In digital imaging, a desktop publishing computer performs gray scale manipulation on the data input into such computer from an image source such as a digital camera. Gray scale manipulation has become an image enhancement technique in which the appearance of a digital image is improved by applying a point operator to each pixel in the image, thereby adjusting its gray level.
This gray level adjustment has been performed by various methods. Previously, halftone imaging has been used to produce high resolution halftone images by iterative multi-level, multi-resolution error pyramidal convergence processes. See Peli, U.S. Pat. No. 5,109,282.
Halftone frequency modulated color separations have been produced from continuous-tone multicolored artefacts. In such a method, the dot patterns of the different tone levels are different for each individual color separation, but are connected with each other through criteria specifying an overlapping dot ratio in conjunction with a translation prohibition, thereby substantially suppressing moire, disturbing effects of misregister (e.g. color shifts) and graininess that is often seen in highlights and midtones of reproductions with stochastic distribution of halftone dots. See Kienlin, et al., U.S. Pat. No. 5,548,407.
Others have attempted to generate enhanced halftone imaging by using blue noise masks, or by dither matrixing techniques, or by incorporating special filters, or by dispersed dot screening, or by cluster dot screening. Many of these techniques utilize analog algorithms.
With the increased use of desktop publishing, digital computers have provided the ability to development digital halftoning techniques which employ digital image processing to produce halftone output images from a continuous tone input image. Color images can be created by combining gray scale values of a number of selected component colors. Typical component colors, selected for hard copy print operations, may be cyan, magenta, yellow and black (CMYK). In such a system, an individual component color, such as cyan is represented within the digital environment of a computer by a series of gray values ranging from 0 to 255. A CMYK image can be generated through the combination of four gray scale images, one for each component color (CMYK).
However, as the colors (CMYK) are used to make composite color results, gray scale enhancement for such a screening application is relevant to the individual gray scale values (0 to 255), and independent of the resultant color crated by a combination. It makes no difference if such screening is conducted in an application of black dots (patterns) on a white background, or a pattern of one, or a combination of more than one, of the component colors on a white background.
In digital halftone processing, each continuous tone gray value is converted into a binary halftone pattern. While many pattern styles are available, a dispersed dot pattern (FM screening) or a cluster dot pattern (AM screening) have been commonly utilized. Dispersed dot patterns are created by using a variety of error diffusion techniques (stochastic generators) which provide a randomized grain effect pattern. The size of the halftone dot, whose shape can vary from screen format to screen format, is fixed for a given screen.

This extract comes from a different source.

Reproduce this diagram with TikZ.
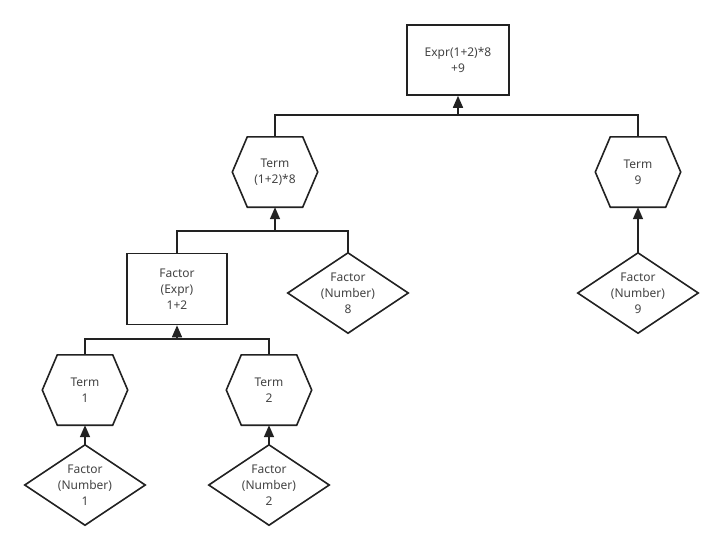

Cluster dot patterns are generated by selecting a frequency or distance between halftone dots for the particular screen. Different gray values are achieved by varying the frequency of the dots.
A computerized imaging enhancement process will include some sort of pattern generator, the format for which will define a screen. Regardless of screen pattern selected, as pattern intensity is increased (percentage of area covered), image darkness an thereby resolution changes. With digital formats and digital implementation, and increase in gray value (number) results in an increased percent coverage.
These prior image enhancing methods have had various disadvantages. The analog methods have provided good quality tone continuity and change, but when processed in a digital environment, can introduce image discontinuities, and introduce processing delays encountered in translating between the analog and digital states. Iterative methods provide smooth transitions and constant repetitive gray scale values, but are slower computational processes. Filtering and masking can introduce approximations which in themselves can introduce imaging errors.
Both FM screening and AM screening have been implemented in a digital processing environment. However, FM screening (dispersed dot screening patterns) provides good imaging only at low gray values, but poor imaging (i.e., grainy effect) at higher gray values. AM screening (cluster dot screening patterns, which are usually round, or square or elliptical--on an exclusive basis) provides good imaging at high gray values, but irregular imaging at low gray values. Moreover, if one were to supplement the use of FM screening at low gray values with the use of AM screening at high gray values, the resultant image would have obvious transition point which would be objectionable to an observer. Patterns and the resolution obtained with each at various gray values.
What is desired is an improved digital imaging technique which provides enhanced digital imaging over the entire range of gray scale values, and which thereby minimizes or eliminates visible transition points.
What is also desired is an algorithm for implementing the digital technique which can reduce the computational requirements and the resultant processing times in relation to other imaging techniques.
What is further desired is an apparatus to provide such enhanced digital imaging and for the implementation of the algorithm of enhanced digital imaging process.